Sex and parenting – two of the most fundamentally mismatched and challenging combinations on this planet! Would you agree? I sometimes muse how the pleasurable source of our cherub’s creation, can become so elusive!
Being the parent of four wonderful beings, I have had many an opportunity to venture into the territory of keeping my sex life alive and kicking, whilst juggling the myriad of demands on my precious time and energy.
I doubt that there is a parent alive who hasn’t had to navigate this terrain at some point!
So how do we do it? What is important and is it even possible? Or should we just give up at the gates?
Here are some suggestions that have worked for me. I am sure there are many more ideas to add to the list. I know many a creative, adventurous parent who refuses to shelve their desires and have in fact managed to use this time to connect with even more embodied sex and pleasure.
What suggestions have worked for you? Feel free to share. You never know what tired, despairing parent you might give hope to!
Strategies that work:
– Come to an agreement together that sex is actually important. See it as an integral and vital part of your relationship that needs nurturing. Give it priority.
– Set an intention together. Never underestimate the power of intention.
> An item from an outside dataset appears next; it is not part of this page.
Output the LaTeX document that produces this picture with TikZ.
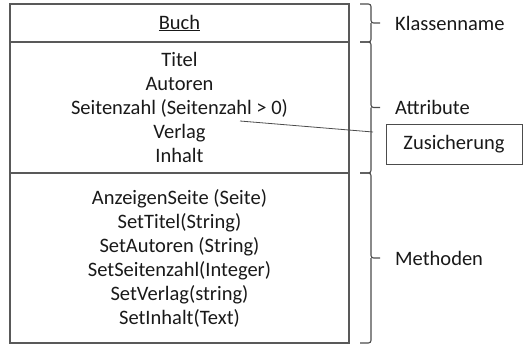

Keep your intention broad, not too narrow otherwise if it’s too limiting it does not allow for flexibility and a whole range of opportunities and experiences to arise.
– Don’t see parenting as a limitation or a difficulty that hinders your sex life. See it as an initiator. Something that brings opportunities to expand yourself beyond previous experiences together. Parenting has cause me to be far more creative and spontaneous in my sex life. Be open to sexual encounters with your partner and seize opportunities as they arise. You never know what cozy new hiding places you might discover together.
– Let go of limiting ideas of what sex needs to look like. It is far more than making love under the sheets on your comfy bed….. be adventurous. Find new places and experiences. Sure not every session maybe a four hour tantric transformational experience but even a short interlude (albeit in the walk in robe) can leave you feeling connected and juicy. Be spontaneous and creative.
– It is ok for children to see parents being affectionate. Consider what you are modelling for them. If you want your children to be positive about sex then walk your talk.
– Book a night or two away every now and then. It is worth it. The kids will be fine without your for awhile. You never know, they might actually enjoy the space. I really value the uninhibited freedom of time away from home so much more now and make the absolute most of it. Having a chunk of time together is really important so plan to make it happen.
– Offer to give and not expect to receive. Sometimes our cup has run absolutely dry so the opportunity to receive a massage or other sensual pleasure, without a need to return the favour, is absolute erotic bliss. Intimacy has many forms so be open to explore the full spectrum of connecting.
– Examine the beliefs you have around limitations. Do you hold beliefs that it is all too hard, you are too tired, what is the point…? Be aware that your beliefs will have an impact of what you create in your life. Bring conscious awareness to them. How true are they really? Where have they come from and maybe it’s time to re-frame them?